At the end, the protagonist saved a few pennies by walking to work. A fellow worker came by and picked him up in a late-model car he had just bought on credit. In the ending to this complexly crafted story about lack of money and redemptive trust, Ray Carver described the two characters “[screaming] down the road in his big unpaid-for car.”

People grew quiet as he read “Elephant.” When he read its last line, the auditorium was completely silent, stunned as if we knew what a presence we might lose. He laid the book down on the podium and looked up into the crowd of faces, a long, quiet moment, and then the room burst into applause. We rose to our feet. I’d heard he’d received scant attention when he’d been a student at Iowa and a fellow at Stanford, so it was wonderful to see him in such glory now. Ray made a purposeful exit, row by row. When he saw someone he knew, he would wait at the end of the row and his friend would come out for a hug. When he got to my row, he looked over invitingly as if to say, Kevin, come.

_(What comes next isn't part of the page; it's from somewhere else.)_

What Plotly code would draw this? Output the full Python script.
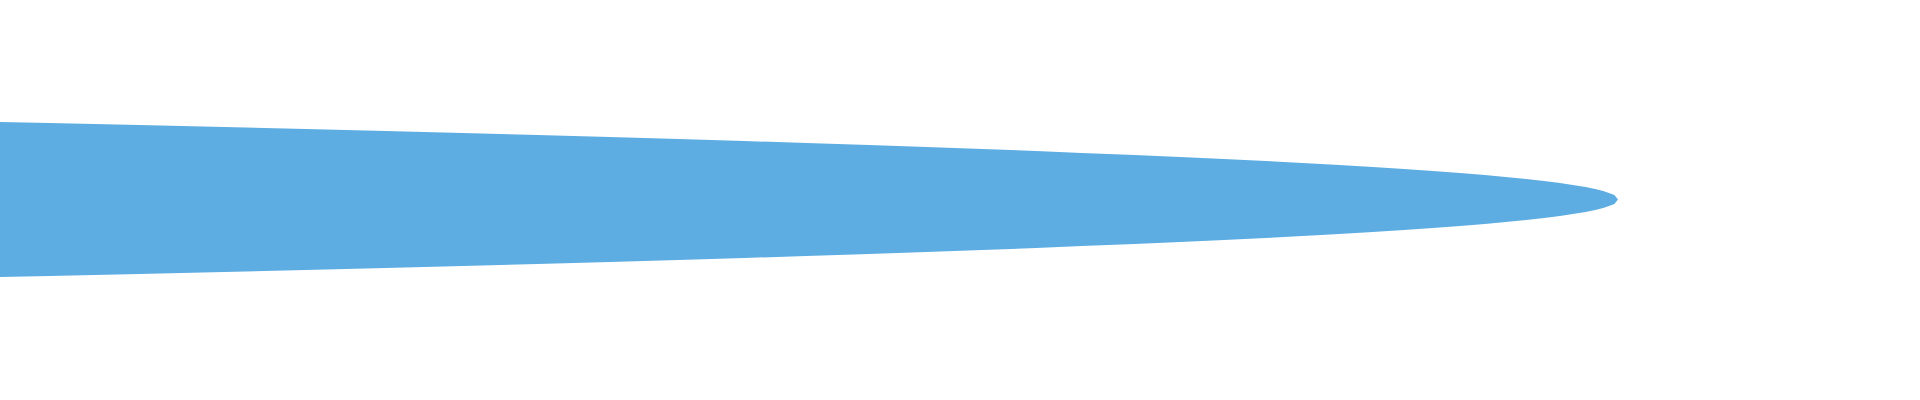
import plotly.graph_objects as go

# profile of the shape: position along the axis and full width at that position
position = [0, 3.1, 8.7, 14.0, 19.1, 24.1, 28.9, 33.6, 38.1, 42.4, 46.5, 50.4,
            54.3, 57.9, 61.4, 64.75, 67.6, 70.9, 73.75, 76.5, 79.1, 81.4, 83.7,
            85.8, 87.75, 89.55, 91.25, 92.8, 94.1, 95.4, 96.5, 97.5, 98.3, 99.1,
            99.7, 100.2, 100.56, 100.9, 101.0, 101.125]
width = [15.5, 15.3, 14.9, 14.5, 14.1, 13.7, 13.3, 12.9, 12.5, 12.1, 11.7, 11.3,
         10.9, 10.5, 10.1, 9.7, 9.3, 8.9, 8.5, 8.1, 7.7, 7.3, 6.9, 6.5, 6.1, 5.7,
         5.3, 4.9, 4.5, 4.1, 3.7, 3.3, 2.9, 2.5, 2.1, 1.7, 1.3, 0.9, 0.5, 0.0]

fill_color = '#5DADE2'

# upper edge left->right, then lower edge right->left
upper = [w / 2 for w in width]
lower = [-w / 2 for w in width]
xs = position + position[::-1]
ys = upper + lower[::-1]

fig = go.Figure()
fig.add_trace(go.Scatter(x=xs, y=ys, mode='none', fill='toself',
                         fillcolor=fill_color, hoverinfo='skip'))

fig.update_layout(
    width=1920,
    height=400,
    margin=dict(l=0, r=0, t=0, b=0),
    paper_bgcolor='white',
    plot_bgcolor='white',
    showlegend=False,
    xaxis=dict(visible=False, range=[0, 120]),
    yaxis=dict(visible=False, range=[-20.05, 19.95]),
)

# no page margin (figure flush with the window) and no modebar on hover
page_js = (
    "document.body.style.margin='0';"
    "var s=document.createElement('style');"
    "s.textContent='.modebar-container{display:none !important;}';"
    "document.head.appendChild(s);"
)
fig.write_html('out.html', post_script=page_js)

My wife, who would later earn a Stegner fellowship herself on her way to becoming a successful novelist, encouraged me to stand. In the intervening years we’d had two kids. I’d taken on more responsibility in my corporate job and published my first short story and two poems. Still, standing up just seemed too forward to me. All that had passed between Raymond and me were the photo I’d sent him and a note or two back and forth. So I remained rooted to the chair, smiling shyly. Ray shrugged and moved up to the next row, where a woman in a black dress and jangling silver bracelets leaped up to hug him. I watched him—kind, generous, and grateful—and I felt like one of the tongue-tied characters in one of his stories, incapable but aware.